Dodd-Frank, for example, was ostensibly focused on regulation of securities markets, but the rules that got the most attention were those that affect the "too big to fail" banks. That those banks straddled both worlds – securities trading and traditional banking – is what made the 2008 financial crisis life-threatening.
But only securities trading, and in particular derivatives, was at the root of the crisis. So for our purposes, when we talk about financial regulation, our focus is on the securities markets.
The financial markets meltdown in the fall of 2008 devastated the U.S. economy, but it wasn't nearly as bad as the stock market rout that preceded the Great Depression in October 1929.
After the 1929 crash, lawmakers reacted by passing laws aimed at ensuring investor protection. Two groundbreaking pieces of legislation, passed in 1933 and 1934, required companies to submit quarterly and annual reports and established the Securities and Exchange Commission. These laws form the cornerstone of modern securities markets regulation.
But they were only the beginning. As markets expanded and changed, Congress continued to craft new laws that added more agencies to oversee Wall Street activities. As a result, we have more than two dozen agencies, self-regulatory organizations and exchanges – such as the Commodity Futures Trading Commission, the Treasury, the Department of Labor and the Justice Department – not to mention state securities agencies, all with overlapping regulatory jurisdictions.
Moreover, the laws have been reactionary – rather than visionary – resulting in competing concerns and duplicative audit and enforcement procedures. Not surprisingly, there is largely no coordination or communication between them.
Meanwhile, the SEC – as primary regulator – is bogged down with too many directives, many of which are under- or unfunded. For decades, whenever Congress passed a bill to "regulate" big changes in the markets – from market crashes to "advancements" such as mutual funds and investment advisers – the SEC has been required to add oversight of these new practices to their existing responsibilities. Dodd-Frank, for example, expanded the SEC's role and called for additional internal audits of existing practices but – like past market-related legislation – failed to include funding for those activities.
Amid all the regulation, investor protection seems to have gotten lost.
The severity of the 2008 crash and its economic impact – including investment company failures and unprecedented government bailouts – goaded Congress into action.
In 2010 Democratic lawmakers passed the Dodd-Frank Act, the most extensive revision of securities regulation since the 1930s, with the hope that more regulation would prevent another crisis.

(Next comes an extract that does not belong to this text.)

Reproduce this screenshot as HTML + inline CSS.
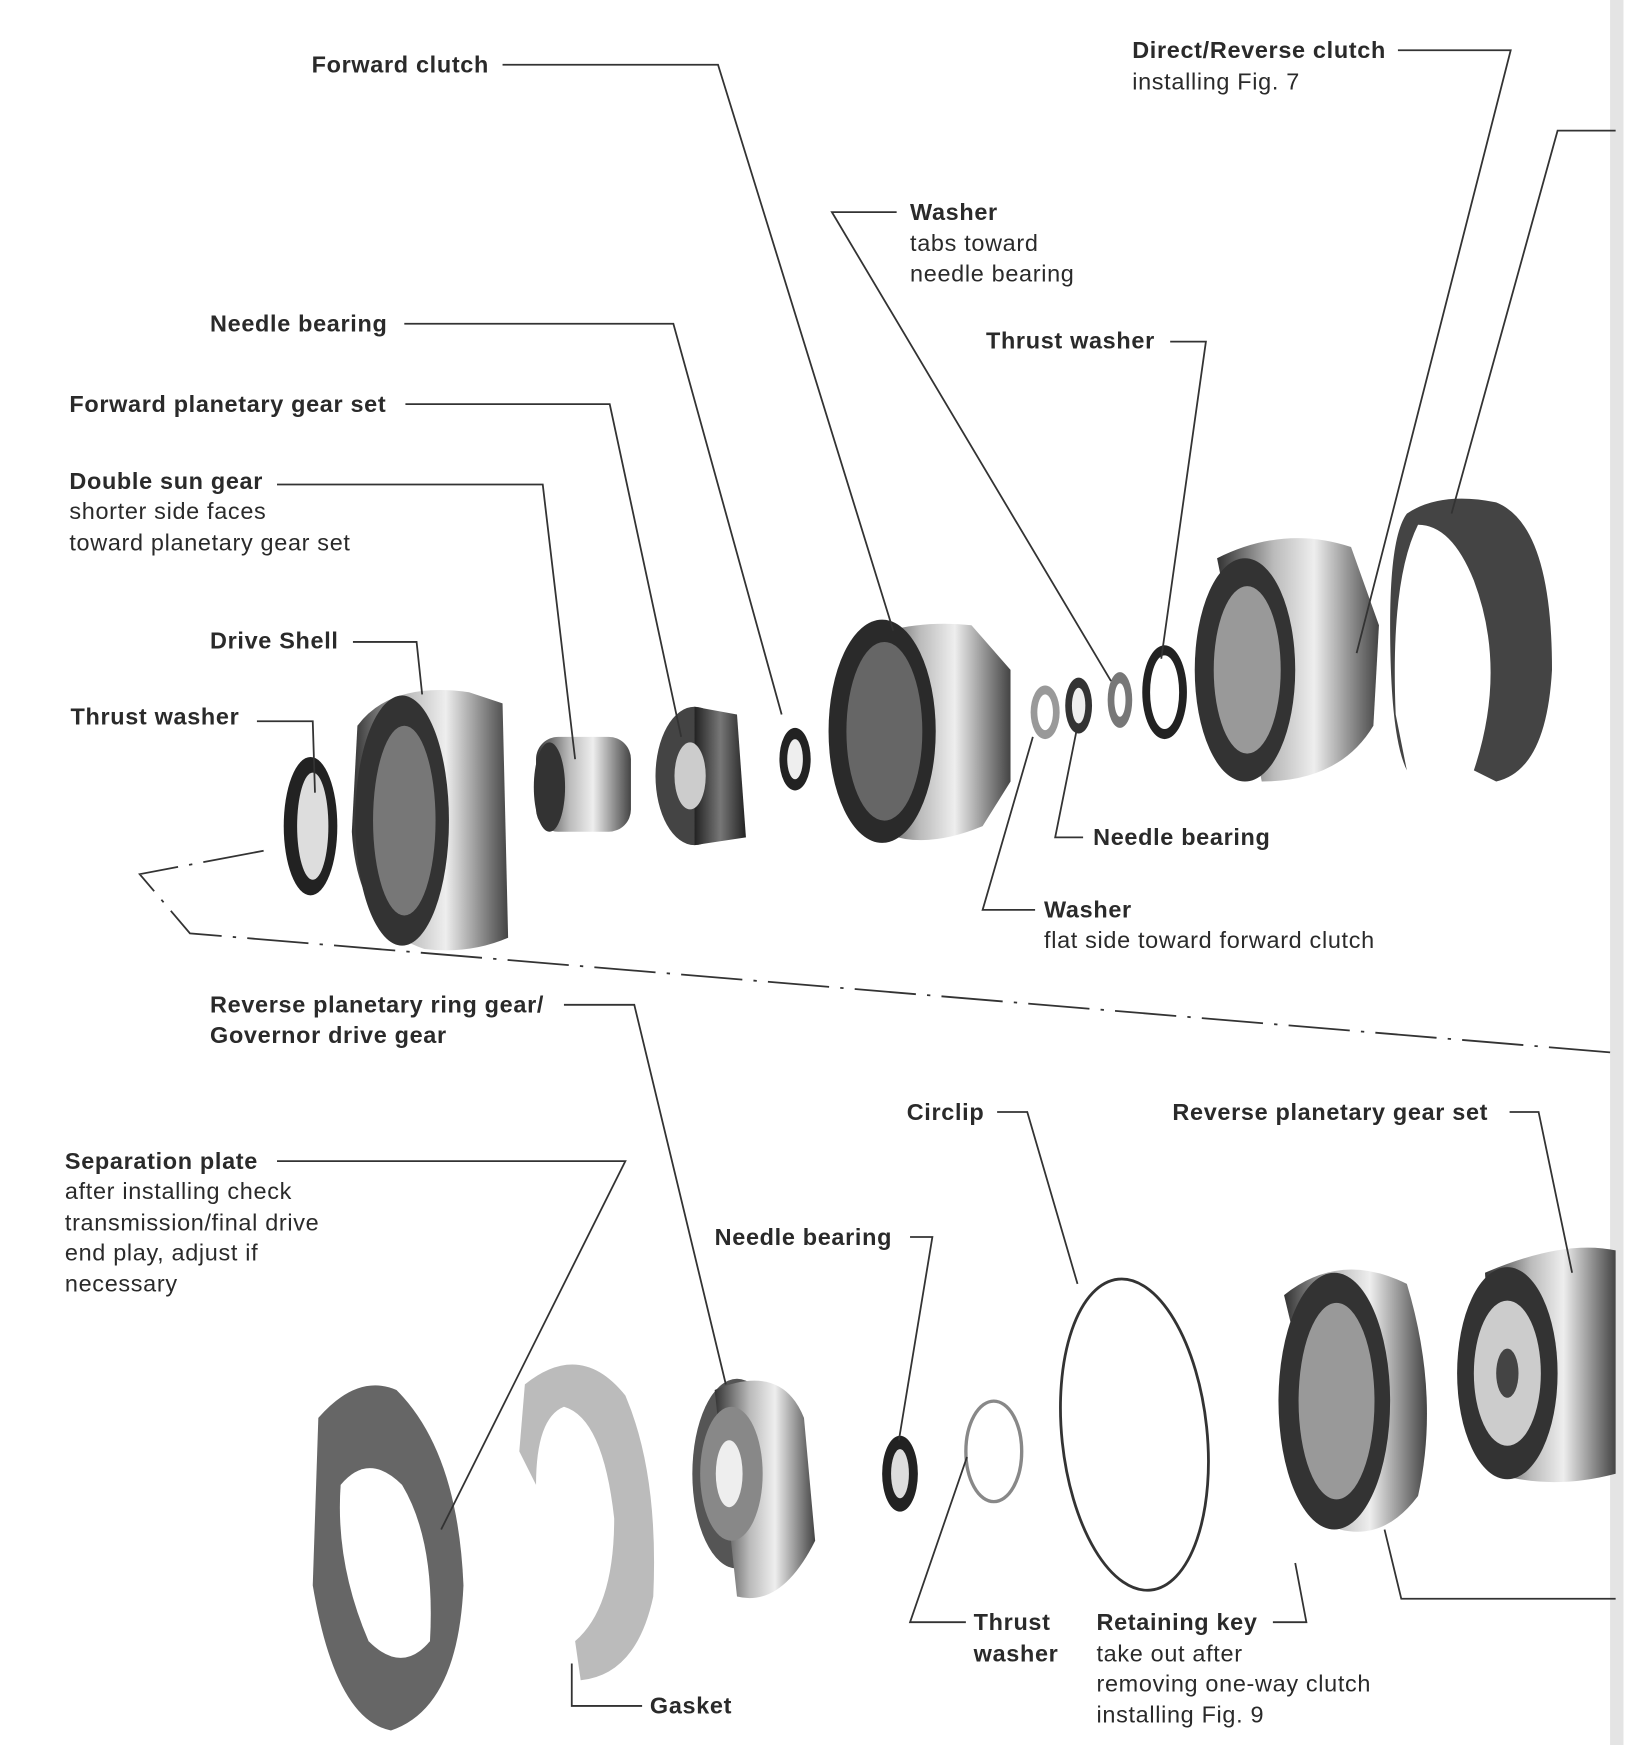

Both parties are missing the point. The current system of financial regulation is built on how stocks were traded in the 1930s – when computers and algorithmic trading had yet to be a glimmer in a quant's eye. To paraphrase an Oldsmobile commercial, it's not your father's stock market anymore.
Financial markets have undergone a fundamental transformation over the past 80 years.
First of all, there are the investors themselves. The mom and pop investor who the SEC was created to protect has by and large been replaced by institutional investors, including quantitative analysts, or "quants," that use complex algorithmic formulas to predict the best trading strategies. In fact, algorithmic trading makes up the majority of volume in today's markets.
Then there's the issue of disclosure. Since the dawn of federal securities regulation, lawmakers and regulators have relied on disclosure to protect investors. Public companies are required to disclose volumes of information, from financial information to dealings with Iran and even their code of ethics. As a result, a company can spend over a million dollars each year complying with disclosure regulations that few people actually read. Yet every time there's a new disaster, Congress piles on the disclosure requirements, as happened with Dodd-Frank.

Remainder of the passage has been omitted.